Same old story in Milan: The destruction of Isola

Foto: Paola Di Bello

In crossing the Isola neighborhood in Milan, whoever knows Barcelona suffers a kind of déja vu. The same buildings, the same companies, the same destruction as in Poblenou in 2004. Nouvel is replaced by Boeri, and the Universal Forum of Cultures with the Expo 2015.
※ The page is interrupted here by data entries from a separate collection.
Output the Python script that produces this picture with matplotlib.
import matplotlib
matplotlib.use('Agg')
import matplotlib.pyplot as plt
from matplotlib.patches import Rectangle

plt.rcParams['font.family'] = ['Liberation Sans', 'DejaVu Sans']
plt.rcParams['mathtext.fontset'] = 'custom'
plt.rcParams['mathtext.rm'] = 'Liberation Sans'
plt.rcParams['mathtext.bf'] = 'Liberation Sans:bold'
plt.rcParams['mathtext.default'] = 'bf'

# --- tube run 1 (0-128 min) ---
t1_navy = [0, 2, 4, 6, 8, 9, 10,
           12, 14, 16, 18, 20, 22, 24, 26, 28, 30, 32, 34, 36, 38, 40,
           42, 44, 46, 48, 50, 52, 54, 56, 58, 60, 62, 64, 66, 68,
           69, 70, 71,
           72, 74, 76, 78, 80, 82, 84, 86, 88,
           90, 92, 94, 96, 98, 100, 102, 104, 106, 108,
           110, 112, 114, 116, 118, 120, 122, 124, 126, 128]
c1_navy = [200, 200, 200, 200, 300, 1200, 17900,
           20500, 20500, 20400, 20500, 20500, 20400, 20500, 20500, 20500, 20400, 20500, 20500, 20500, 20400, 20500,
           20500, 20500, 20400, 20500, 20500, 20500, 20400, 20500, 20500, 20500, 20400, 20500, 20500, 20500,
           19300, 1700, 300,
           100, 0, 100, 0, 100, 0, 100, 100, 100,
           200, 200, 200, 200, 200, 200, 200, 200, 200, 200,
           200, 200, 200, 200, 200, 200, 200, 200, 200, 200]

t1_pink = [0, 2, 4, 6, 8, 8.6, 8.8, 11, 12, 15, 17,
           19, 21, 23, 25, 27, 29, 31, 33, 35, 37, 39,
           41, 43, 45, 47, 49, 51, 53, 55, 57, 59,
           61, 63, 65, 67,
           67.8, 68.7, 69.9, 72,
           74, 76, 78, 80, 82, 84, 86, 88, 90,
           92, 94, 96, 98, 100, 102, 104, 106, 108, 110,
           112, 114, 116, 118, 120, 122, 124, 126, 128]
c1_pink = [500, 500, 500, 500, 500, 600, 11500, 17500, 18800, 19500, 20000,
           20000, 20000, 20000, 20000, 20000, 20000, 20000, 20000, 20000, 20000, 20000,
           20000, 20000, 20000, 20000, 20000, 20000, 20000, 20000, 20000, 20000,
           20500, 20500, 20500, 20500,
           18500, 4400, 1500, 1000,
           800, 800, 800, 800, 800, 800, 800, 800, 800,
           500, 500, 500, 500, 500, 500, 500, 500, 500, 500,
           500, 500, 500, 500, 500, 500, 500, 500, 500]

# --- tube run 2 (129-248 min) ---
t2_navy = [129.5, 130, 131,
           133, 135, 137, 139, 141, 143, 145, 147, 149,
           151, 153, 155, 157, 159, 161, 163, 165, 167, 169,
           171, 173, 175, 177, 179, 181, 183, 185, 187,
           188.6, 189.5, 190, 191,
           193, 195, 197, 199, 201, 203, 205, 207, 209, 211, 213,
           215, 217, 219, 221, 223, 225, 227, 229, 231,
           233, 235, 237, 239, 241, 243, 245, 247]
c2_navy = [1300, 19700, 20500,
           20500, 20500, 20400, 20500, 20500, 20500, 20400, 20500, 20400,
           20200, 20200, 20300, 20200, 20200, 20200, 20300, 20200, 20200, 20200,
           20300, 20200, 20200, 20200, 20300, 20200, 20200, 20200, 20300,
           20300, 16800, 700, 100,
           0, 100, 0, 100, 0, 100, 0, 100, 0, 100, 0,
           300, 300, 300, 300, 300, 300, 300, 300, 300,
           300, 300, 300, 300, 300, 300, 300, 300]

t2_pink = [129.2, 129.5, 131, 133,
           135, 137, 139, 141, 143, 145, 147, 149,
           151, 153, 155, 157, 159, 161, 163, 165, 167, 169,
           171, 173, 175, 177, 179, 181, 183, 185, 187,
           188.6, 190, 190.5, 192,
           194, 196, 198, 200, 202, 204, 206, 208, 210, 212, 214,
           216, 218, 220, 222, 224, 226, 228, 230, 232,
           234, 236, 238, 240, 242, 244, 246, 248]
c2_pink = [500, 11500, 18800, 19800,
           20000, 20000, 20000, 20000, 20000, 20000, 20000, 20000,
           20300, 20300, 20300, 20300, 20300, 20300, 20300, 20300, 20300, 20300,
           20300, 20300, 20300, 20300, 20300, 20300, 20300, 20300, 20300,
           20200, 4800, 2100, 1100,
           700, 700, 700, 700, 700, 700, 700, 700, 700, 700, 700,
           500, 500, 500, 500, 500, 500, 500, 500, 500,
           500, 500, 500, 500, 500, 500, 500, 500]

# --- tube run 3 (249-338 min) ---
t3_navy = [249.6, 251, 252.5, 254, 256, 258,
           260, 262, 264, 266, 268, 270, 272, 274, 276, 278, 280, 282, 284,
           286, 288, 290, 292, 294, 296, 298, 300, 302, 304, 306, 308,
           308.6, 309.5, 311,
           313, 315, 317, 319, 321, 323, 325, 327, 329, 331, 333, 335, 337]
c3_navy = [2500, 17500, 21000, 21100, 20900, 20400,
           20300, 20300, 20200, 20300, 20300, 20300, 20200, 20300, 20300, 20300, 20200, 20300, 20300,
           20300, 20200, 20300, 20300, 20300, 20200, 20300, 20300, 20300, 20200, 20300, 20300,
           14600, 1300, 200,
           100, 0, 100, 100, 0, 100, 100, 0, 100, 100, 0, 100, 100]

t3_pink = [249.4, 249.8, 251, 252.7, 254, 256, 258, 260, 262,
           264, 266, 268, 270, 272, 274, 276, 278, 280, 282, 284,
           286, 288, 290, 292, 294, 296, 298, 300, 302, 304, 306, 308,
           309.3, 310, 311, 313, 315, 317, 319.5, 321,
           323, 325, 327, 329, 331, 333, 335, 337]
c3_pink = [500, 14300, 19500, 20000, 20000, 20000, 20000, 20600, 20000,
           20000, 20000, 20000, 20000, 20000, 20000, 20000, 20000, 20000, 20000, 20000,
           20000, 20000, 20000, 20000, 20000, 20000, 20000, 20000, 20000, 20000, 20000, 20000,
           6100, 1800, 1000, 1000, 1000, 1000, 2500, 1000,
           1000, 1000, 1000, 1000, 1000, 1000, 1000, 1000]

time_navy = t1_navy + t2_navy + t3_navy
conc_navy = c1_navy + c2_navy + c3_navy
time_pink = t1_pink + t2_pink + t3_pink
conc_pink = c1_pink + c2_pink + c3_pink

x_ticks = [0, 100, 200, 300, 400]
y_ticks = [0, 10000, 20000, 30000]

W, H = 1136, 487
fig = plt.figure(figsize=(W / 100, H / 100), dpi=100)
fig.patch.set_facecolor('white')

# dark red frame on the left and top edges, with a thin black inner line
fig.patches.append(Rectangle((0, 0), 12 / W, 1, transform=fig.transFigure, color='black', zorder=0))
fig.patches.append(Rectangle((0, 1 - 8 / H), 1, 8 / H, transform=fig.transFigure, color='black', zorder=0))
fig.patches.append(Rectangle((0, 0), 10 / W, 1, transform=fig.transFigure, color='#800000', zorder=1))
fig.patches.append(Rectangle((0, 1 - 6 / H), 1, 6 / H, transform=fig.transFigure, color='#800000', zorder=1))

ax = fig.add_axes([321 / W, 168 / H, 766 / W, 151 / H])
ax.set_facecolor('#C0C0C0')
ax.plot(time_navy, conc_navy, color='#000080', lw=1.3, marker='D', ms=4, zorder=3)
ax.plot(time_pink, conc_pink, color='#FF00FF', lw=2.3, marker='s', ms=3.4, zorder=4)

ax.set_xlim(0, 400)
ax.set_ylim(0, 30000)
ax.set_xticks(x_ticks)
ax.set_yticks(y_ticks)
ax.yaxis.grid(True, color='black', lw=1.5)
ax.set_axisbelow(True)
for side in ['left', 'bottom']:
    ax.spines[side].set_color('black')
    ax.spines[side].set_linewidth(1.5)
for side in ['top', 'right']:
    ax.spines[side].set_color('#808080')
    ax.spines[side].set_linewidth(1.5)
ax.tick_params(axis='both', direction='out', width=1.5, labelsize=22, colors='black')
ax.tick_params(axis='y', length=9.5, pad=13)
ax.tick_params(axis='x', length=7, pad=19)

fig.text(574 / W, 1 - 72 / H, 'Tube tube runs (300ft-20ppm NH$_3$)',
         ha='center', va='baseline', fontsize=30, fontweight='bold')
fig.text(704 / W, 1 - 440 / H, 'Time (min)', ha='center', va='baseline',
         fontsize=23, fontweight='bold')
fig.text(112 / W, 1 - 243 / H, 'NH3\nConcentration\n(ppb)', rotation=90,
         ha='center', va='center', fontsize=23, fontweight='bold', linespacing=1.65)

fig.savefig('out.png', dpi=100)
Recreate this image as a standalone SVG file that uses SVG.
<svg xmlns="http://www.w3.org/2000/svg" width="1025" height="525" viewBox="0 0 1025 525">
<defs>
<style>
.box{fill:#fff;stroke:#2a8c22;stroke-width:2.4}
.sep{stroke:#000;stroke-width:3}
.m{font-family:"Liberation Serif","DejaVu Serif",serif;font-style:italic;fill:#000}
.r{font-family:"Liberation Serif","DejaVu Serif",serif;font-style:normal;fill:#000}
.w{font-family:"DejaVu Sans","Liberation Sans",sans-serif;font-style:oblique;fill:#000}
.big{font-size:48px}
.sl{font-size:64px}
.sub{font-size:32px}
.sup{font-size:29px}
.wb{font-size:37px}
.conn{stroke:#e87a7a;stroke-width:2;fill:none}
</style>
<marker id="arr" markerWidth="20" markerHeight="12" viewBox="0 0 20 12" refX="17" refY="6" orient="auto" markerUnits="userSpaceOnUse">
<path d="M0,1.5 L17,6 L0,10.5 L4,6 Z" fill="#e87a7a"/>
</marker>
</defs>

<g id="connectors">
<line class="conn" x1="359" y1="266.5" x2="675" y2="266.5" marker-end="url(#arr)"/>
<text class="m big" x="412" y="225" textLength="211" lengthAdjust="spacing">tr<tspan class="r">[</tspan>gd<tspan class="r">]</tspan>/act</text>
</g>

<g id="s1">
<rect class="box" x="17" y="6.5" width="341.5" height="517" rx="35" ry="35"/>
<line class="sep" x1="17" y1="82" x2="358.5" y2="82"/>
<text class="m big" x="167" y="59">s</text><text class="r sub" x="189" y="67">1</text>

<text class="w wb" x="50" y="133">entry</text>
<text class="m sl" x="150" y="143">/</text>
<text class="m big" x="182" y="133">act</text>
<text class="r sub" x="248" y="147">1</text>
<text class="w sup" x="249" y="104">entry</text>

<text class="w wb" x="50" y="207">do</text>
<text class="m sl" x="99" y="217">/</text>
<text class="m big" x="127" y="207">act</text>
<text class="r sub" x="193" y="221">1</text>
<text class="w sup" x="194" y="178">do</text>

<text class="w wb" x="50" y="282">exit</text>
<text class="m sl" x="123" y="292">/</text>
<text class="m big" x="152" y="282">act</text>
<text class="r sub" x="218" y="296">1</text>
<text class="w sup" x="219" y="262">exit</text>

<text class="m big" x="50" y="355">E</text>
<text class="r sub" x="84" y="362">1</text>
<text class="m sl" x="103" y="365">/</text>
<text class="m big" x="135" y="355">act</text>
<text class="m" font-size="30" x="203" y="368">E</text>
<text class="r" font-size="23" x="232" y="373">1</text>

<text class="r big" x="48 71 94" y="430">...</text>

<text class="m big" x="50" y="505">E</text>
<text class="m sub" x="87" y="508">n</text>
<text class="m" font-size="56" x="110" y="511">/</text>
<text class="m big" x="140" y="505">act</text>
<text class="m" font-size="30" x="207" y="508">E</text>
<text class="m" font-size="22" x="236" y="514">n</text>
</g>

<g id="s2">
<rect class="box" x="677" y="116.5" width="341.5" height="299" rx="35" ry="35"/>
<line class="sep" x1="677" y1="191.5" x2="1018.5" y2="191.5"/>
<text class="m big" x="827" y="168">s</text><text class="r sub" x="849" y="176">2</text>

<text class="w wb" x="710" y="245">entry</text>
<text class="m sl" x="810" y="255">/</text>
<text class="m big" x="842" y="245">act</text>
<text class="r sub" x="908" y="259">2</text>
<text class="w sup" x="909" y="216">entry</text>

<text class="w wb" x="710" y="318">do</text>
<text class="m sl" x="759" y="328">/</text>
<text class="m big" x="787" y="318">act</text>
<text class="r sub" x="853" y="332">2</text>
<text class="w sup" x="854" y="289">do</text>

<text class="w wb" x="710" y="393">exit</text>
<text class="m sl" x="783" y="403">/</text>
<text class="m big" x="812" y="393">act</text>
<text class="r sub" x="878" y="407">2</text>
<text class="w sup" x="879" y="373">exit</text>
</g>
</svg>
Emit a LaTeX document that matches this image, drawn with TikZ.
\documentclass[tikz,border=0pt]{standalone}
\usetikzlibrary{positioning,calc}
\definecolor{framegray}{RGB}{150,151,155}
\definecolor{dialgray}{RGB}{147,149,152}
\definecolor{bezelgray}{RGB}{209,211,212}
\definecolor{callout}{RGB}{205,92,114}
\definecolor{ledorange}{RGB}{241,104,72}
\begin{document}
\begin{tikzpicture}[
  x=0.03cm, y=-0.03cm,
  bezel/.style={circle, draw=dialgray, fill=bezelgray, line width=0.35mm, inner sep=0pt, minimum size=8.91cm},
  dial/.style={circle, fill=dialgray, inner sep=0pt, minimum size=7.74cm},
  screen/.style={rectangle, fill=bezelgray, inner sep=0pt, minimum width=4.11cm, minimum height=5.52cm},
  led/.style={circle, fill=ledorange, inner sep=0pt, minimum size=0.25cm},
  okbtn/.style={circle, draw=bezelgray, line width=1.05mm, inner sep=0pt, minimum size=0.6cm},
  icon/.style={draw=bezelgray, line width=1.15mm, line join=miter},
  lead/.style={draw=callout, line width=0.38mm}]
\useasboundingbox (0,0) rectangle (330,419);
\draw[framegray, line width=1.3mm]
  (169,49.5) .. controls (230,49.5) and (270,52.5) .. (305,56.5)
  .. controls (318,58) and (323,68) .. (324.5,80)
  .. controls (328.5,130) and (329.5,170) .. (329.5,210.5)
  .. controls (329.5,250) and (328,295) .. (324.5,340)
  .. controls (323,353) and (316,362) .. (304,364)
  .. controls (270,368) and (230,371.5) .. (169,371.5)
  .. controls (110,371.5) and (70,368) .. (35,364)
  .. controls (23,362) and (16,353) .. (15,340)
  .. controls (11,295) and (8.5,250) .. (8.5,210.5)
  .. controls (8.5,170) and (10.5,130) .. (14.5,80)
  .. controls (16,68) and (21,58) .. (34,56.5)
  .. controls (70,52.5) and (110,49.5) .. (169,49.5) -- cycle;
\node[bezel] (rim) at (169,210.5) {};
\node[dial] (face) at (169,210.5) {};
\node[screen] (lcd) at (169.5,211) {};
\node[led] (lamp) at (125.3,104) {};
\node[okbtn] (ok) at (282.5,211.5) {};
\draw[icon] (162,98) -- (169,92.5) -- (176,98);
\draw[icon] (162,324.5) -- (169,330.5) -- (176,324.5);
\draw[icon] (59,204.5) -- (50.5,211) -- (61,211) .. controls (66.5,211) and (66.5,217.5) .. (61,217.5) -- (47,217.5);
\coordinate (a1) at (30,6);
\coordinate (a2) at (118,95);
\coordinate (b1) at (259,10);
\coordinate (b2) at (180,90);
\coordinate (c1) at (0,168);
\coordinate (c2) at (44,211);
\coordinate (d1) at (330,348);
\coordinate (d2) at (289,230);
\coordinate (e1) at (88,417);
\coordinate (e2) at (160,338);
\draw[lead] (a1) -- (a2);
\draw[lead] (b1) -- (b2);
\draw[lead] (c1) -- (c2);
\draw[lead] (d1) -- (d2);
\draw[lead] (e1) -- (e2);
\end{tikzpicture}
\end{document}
Everything else is exactly the same: a workers’ neighborhood, inhabited by migrants from the South, segregated from the center of the city (hence the name isola, island), during decades had been targeted for demolition; the bulldozers only entered the neighborhood in the beginning of the 2000s, after structural adjustment programs and political demobilization. The complete demolition of Isola was first proposed in the General plan of 1953, but massive destruction began only sixty years later. Then artists and activists gathered in an old factory they called La Stecca degli artigiani, to promote protests and alternative uses of space (remember Can Ricart?). The Stecca was demolished in 2007, on the anniversary of Italy’s liberation from Fascism. Now a collective book, “Fight-Specific Isola” explains the 12-year struggle against demolitions, and the long decades of neighbors’ opposition against gentrification.

Bert Theis, one of the authors of the book Fight Specific Isola died in mid-September. He was an inspiration for all the cultural project of the neighborhood. This article commemorates his memory.